Stated task:
Reproduce the material below line by line, beginning with its first line and ending with the line that contains "text=black] (title) at"; leave out pictures.

Data block:
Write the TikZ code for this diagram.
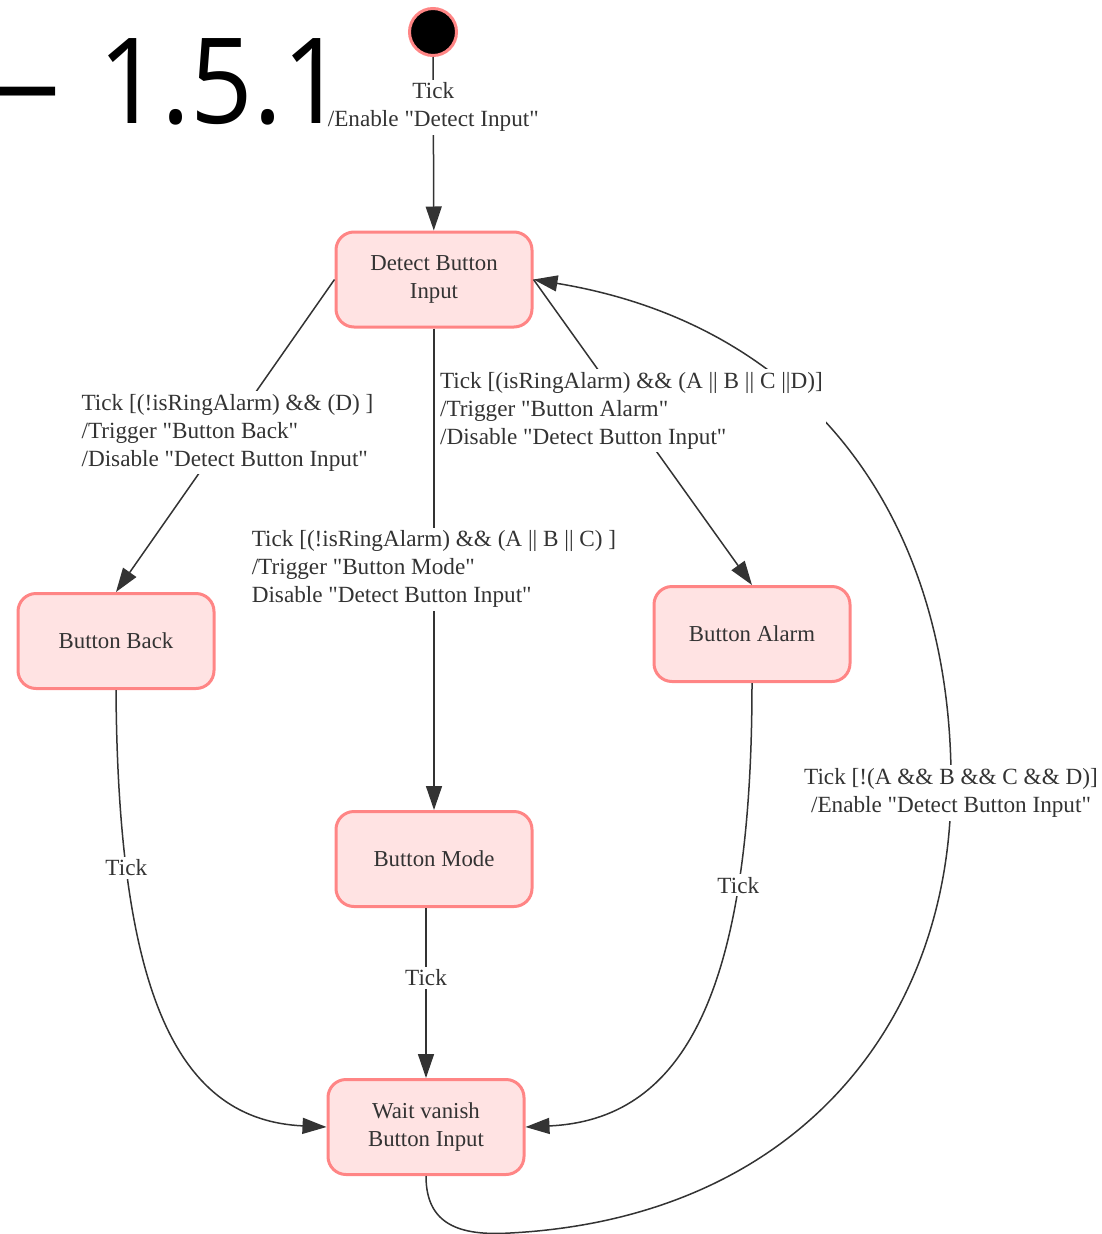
\documentclass[tikz,border=0pt]{standalone}
\usepackage{fontspec}
\setmainfont{Liberation Serif}
\newfontfamily\titlefont{Open Sans}
\usetikzlibrary{arrows.meta}
\definecolor{nodefill}{HTML}{FFE3E3}
\definecolor{nodeborder}{HTML}{FF8585}
\definecolor{ink}{HTML}{333333}
\newcommand{\lblfont}{\fontsize{23.2}{28}\selectfont}
\newcommand{\stfont}{\fontsize{22.8}{28}\selectfont}
\newcommand{\dq}{\textquotedbl}
\begin{document}
\begin{tikzpicture}[x=1pt,y=-1pt,
  state/.style={draw=nodeborder, fill=nodefill, line width=3pt, rounded corners=18pt,
    minimum width=196pt, minimum height=95pt, align=center, text=ink, font=\stfont, inner sep=0pt},
  edge/.style={draw=ink, line width=1.5pt, -{Triangle[length=24pt,width=16pt]}},
  elabel/.style={fill=white, text=ink, font=\lblfont, inner sep=3pt},
]
\useasboundingbox (0,0) rectangle (1101,1234);
\clip (0,0) rectangle (1101,1234);

% title
\node[anchor=base east, inner sep=0pt, font=\titlefont\fontsize{119}{120}\selectfont, text=black] (title) at (345,123) {\scalebox{0.92}[1]{—\hspace{42pt}1.5.1}};

% states
\node[circle, fill=black, draw=nodeborder, line width=3pt, minimum size=47pt, inner sep=0pt] (init) at (433,32) {};
\node[state] (detect) at (434,279.5) {Detect Button\\Input};
\node[state] (back) at (116,641) {Button Back};
\node[state] (alarm) at (752,634) {Button Alarm};
\node[state] (mode) at (434,859) {Button Mode};
\node[state] (wait) at (426,1127) {Wait vanish\\Button Input};

\coordinate (c1) at (510,1233);
\coordinate (c2) at (951,793);

% loop back (drawn first, under the other labels)
\draw[edge] (wait.south) .. controls (426,1225) and (460,1236) .. (c1)
  .. controls (795,1218) and (948,1025) .. (c2)
  .. controls (955,520) and (810,325) .. (detect.east);
\node[elabel, align=center] (looplbl) at (c2) {Tick [!(A \&\& B \&\& C \&\& D)]\\/Enable {\dq}Detect Button Input{\dq}};

% edges
\draw[edge] (init) -- (detect)
  node[elabel, pos=0.29, align=center] {Tick\\/Enable {\dq}Detect Input{\dq}};
\draw[edge] (detect.west) -- (back.north)
  node[elabel, pos=0.49, align=left] {Tick [(!isRingAlarm) \&\& (D) ]\\/Trigger {\dq}Button Back{\dq}\\/Disable {\dq}Detect Button Input{\dq}};
\draw[edge] (detect.east) -- (alarm.north)
  node[elabel, pos=0.43, xshift=4pt, align=left] {Tick [(isRingAlarm) \&\& (A || B || C ||D)]\\/Trigger {\dq}Button Alarm{\dq}\\/Disable {\dq}Detect Button Input{\dq}};
\draw[edge] (detect) -- (mode)
  node[elabel, pos=0.5, align=left] {Tick [(!isRingAlarm) \&\& (A || B || C) ]\\/Trigger {\dq}Button Mode{\dq}\\Disable {\dq}Detect Button Input{\dq}};

\draw[edge] (back.south) .. controls (118,1000) and (180,1120) .. (wait.west)
  node[elabel, pos=0.22] {Tick};
\draw[edge] (mode.south -| wait.north) -- (wait.north)
  node[elabel, pos=0.41] {Tick};
\draw[edge] (alarm.south) .. controls (752,1000) and (680,1120) .. (wait.east)
  node[elabel, pos=0.25] {Tick};
\end{tikzpicture}
\end{document}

Answer to this exercise:
Write the TikZ code for this diagram.
\documentclass[tikz,border=0pt]{standalone}
\usepackage{fontspec}
\setmainfont{Liberation Serif}
\newfontfamily\titlefont{Open Sans}
\usetikzlibrary{arrows.meta}
\definecolor{nodefill}{HTML}{FFE3E3}
\definecolor{nodeborder}{HTML}{FF8585}
\definecolor{ink}{HTML}{333333}
\newcommand{\lblfont}{\fontsize{23.2}{28}\selectfont}
\newcommand{\stfont}{\fontsize{22.8}{28}\selectfont}
\newcommand{\dq}{\textquotedbl}
\begin{document}
\begin{tikzpicture}[x=1pt,y=-1pt,
  state/.style={draw=nodeborder, fill=nodefill, line width=3pt, rounded corners=18pt,
    minimum width=196pt, minimum height=95pt, align=center, text=ink, font=\stfont, inner sep=0pt},
  edge/.style={draw=ink, line width=1.5pt, -{Triangle[length=24pt,width=16pt]}},
  elabel/.style={fill=white, text=ink, font=\lblfont, inner sep=3pt},
]
\useasboundingbox (0,0) rectangle (1101,1234);
\clip (0,0) rectangle (1101,1234);

% title
\node[anchor=base east, inner sep=0pt, font=\titlefont\fontsize{119}{120}\selectfont, text=black] (title) at (345,123) {\scalebox{0.92}[1]{—\hspace{42pt}1.5.1}};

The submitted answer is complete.